I think I have a book in me, too. It’s a matter of focus and intensity…but eventually I think it will be written. XX
Loved this…loved everything about it except for one word…”rodeo”. My first, only, and last was in Yakima. In the space of 2 hours, 2 horses broke their legs and had to be carted out of the ring. I was horrified. I hope you don’t mind that I’ve spoken my mind…
Oh! You confused me! I mentioned rodeo in a different post. You can absolutely feel free to dislike the word rodeo. I am curious as to which events horses were injured in while you were at the Yakima rodeo.
So sorry, I realized that the text was in the other post after I commented. The horses that I saw get injured (I presume fatally as they both had to be elevated onto the back of a flat truck while people tried to shield what was going on), were both involved in the same “event”. I’m not sure what this spectacle is officially called, but it is where they let a bunch of horses out of a chute and teams of two people see who can be the fastest at roping them and getting a saddle across the horses back. All of the horses coming out of that chute acted “wild”…which is how I suppose the folks putting the event on want them to be. Horses were running into the fenced walls and into each other. Before this event, there was also calf roping. I can’t see how slamming a young animal violently to the ground can be good for them. I insisted we leave early and vowed to never go to another rodeo again. I am not a part of any organized group such as PETA but I can clearly identify animal cruelty. I have loved and admired horses all of my life and to see them get “injured” in a spectator sport is tragic to me. Thank you Jillian for giving me a chance to voice my opinion. Others may not agree and have a full right to do so.
Thanks for sharing your story, Mary.
How entirely beautiful this is, Jillian! I can always feel my spirit plumping up when I’m sitting here with your sharing and I love it and am so very thankful for this nourishment. You are as beautiful as sunrise. Long may you shine, love***
Love you, babe. Thankful to have you in my life.

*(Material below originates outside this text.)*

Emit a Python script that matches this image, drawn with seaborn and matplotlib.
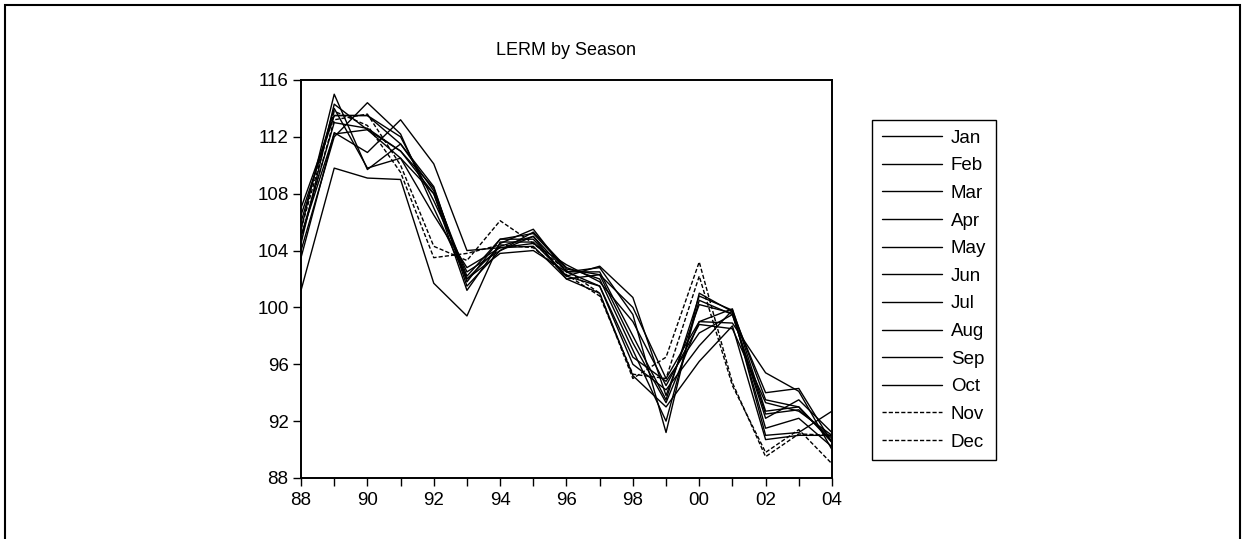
import matplotlib
matplotlib.use("Agg")
import matplotlib.pyplot as plt
import matplotlib.patches as patches
from matplotlib.ticker import MultipleLocator, FuncFormatter
import seaborn as sns

# data (1988-2004, one value per year for each month)
years = list(range(1988, 2005))
months = ["Jan", "Feb", "Mar", "Apr", "May", "Jun",
          "Jul", "Aug", "Sep", "Oct", "Nov", "Dec"]

jan = [104.5, 114.3, 112.5, 111.0, 108.0, 102.0, 104.3, 105.0, 102.5, 102.5, 98.0, 93.5, 100.8, 99.8, 93.5, 93.0, 90.5]
feb = [105.5, 115.0, 109.7, 111.5, 108.5, 101.5, 104.0, 105.3, 102.8, 102.0, 97.0, 92.0, 100.5, 99.5, 92.5, 92.8, 90.8]
mar = [106.0, 114.0, 109.8, 110.5, 108.0, 101.2, 104.5, 105.5, 102.5, 102.8, 99.5, 91.2, 101.0, 99.7, 91.5, 92.2, 90.2]
apr = [107.0, 113.5, 113.5, 111.5, 108.2, 102.2, 104.8, 104.8, 102.2, 102.9, 100.7, 93.8, 100.2, 99.6, 94.0, 94.3, 90.5]
may = [106.5, 113.5, 113.5, 112.0, 107.5, 102.5, 104.0, 105.0, 102.0, 102.3, 100.0, 95.0, 99.0, 98.9, 95.4, 94.1, 90.0]
jun = [105.0, 112.2, 112.5, 110.5, 106.5, 102.8, 104.2, 104.5, 103.0, 101.8, 99.0, 94.5, 98.8, 98.5, 93.3, 92.7, 91.0]
jul = [104.0, 112.0, 114.4, 112.2, 107.0, 102.0, 103.8, 104.0, 102.5, 101.5, 96.5, 94.8, 98.2, 99.5, 92.2, 93.5, 91.2]
aug = [101.2, 109.8, 109.1, 109.0, 101.7, 99.4, 104.6, 104.6, 102.2, 101.5, 96.0, 94.2, 97.3, 99.8, 91.0, 91.2, 92.7]
sep = [103.5, 112.3, 110.9, 113.2, 110.1, 104.0, 104.2, 104.3, 102.0, 101.0, 95.2, 93.0, 96.2, 98.7, 90.7, 91.0, 91.0]
oct_ = [105.0, 113.0, 112.6, 111.0, 108.4, 101.8, 104.8, 105.2, 102.7, 102.3, 97.5, 93.3, 99.0, 99.9, 92.7, 93.0, 90.6]
nov = [104.8, 113.2, 113.6, 110.0, 104.3, 103.3, 106.1, 104.5, 102.6, 101.0, 95.0, 96.5, 103.2, 94.7, 89.5, 91.1, 91.0]
dec = [105.5, 113.8, 112.8, 109.5, 103.5, 103.8, 104.4, 104.2, 102.3, 100.8, 95.3, 95.0, 102.2, 94.5, 89.8, 91.4, 89.0]

series = [jan, feb, mar, apr, may, jun, jul, aug, sep, oct_, nov, dec]

sns.set_style("ticks")
plt.rcParams["font.family"] = ["Liberation Sans", "DejaVu Sans"]
plt.rcParams["text.color"] = "black"
plt.rcParams["xtick.color"] = "black"
plt.rcParams["ytick.color"] = "black"

fig = plt.figure(figsize=(12.46, 5.39), dpi=100)
ax = fig.add_axes([0.2416, 0.1132, 0.4261, 0.7384])

for name, vals in zip(months, series):
    ls = (0, (3, 1.5)) if name in ("Nov", "Dec") else "-"
    sns.lineplot(x=years, y=vals, ax=ax, color="black", linewidth=1.0,
                 linestyle=ls, label=name, legend=False)

ax.set_xlim(1988, 2004)
ax.set_ylim(88, 116)
ax.xaxis.set_major_locator(MultipleLocator(2))
ax.xaxis.set_minor_locator(MultipleLocator(1))
ax.xaxis.set_major_formatter(FuncFormatter(lambda v, p: "%02d" % (int(round(v)) % 100)))
ax.yaxis.set_major_locator(MultipleLocator(4))
ax.tick_params(axis="x", which="both", length=6, width=1, direction="out", pad=4, labelsize=13.5)
ax.tick_params(axis="y", length=6, width=1, direction="out", pad=3, labelsize=13.5)
for s in ax.spines.values():
    s.set_linewidth(1.4)
    s.set_color("black")
ax.set_xlabel("")
ax.set_ylabel("")
ax.set_title("LERM by Season", fontsize=13, pad=18)

leg = fig.legend(handles=ax.get_lines(), labels=months, loc="upper left",
                 bbox_to_anchor=(0.700, 0.777), borderaxespad=0,
                 fontsize=13.5, frameon=True, fancybox=False, edgecolor="black",
                 framealpha=1, handlelength=3.2, handletextpad=0.5,
                 labelspacing=0.56, borderpad=0.5)
leg.get_frame().set_linewidth(1.0)

# outer frame around the whole graph
fig.add_artist(patches.Rectangle((0.004, -0.1), 0.991, 1.0907, transform=fig.transFigure,
                                 fill=False, edgecolor="black", linewidth=1.5, clip_on=False))

fig.savefig("out.png", dpi=100)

John Denver helped me through my teenage years. I always say if someone wants to know me, just listen to some JD. He was and still is such am important person in my life. I love country music, but I ever thought of JD as country either. He was of the Earth, of the west, just as you said. Thank you for loving him as well!
He was totally of the earth. Love that man and his guitar and his voice.
XX
I hope you have sat next to Giant Springs in Great Falls. It is a wonderful upwelling of water and energy . The water that flows out takes 50 years to travel from the south in the Belt Mountains. cheers.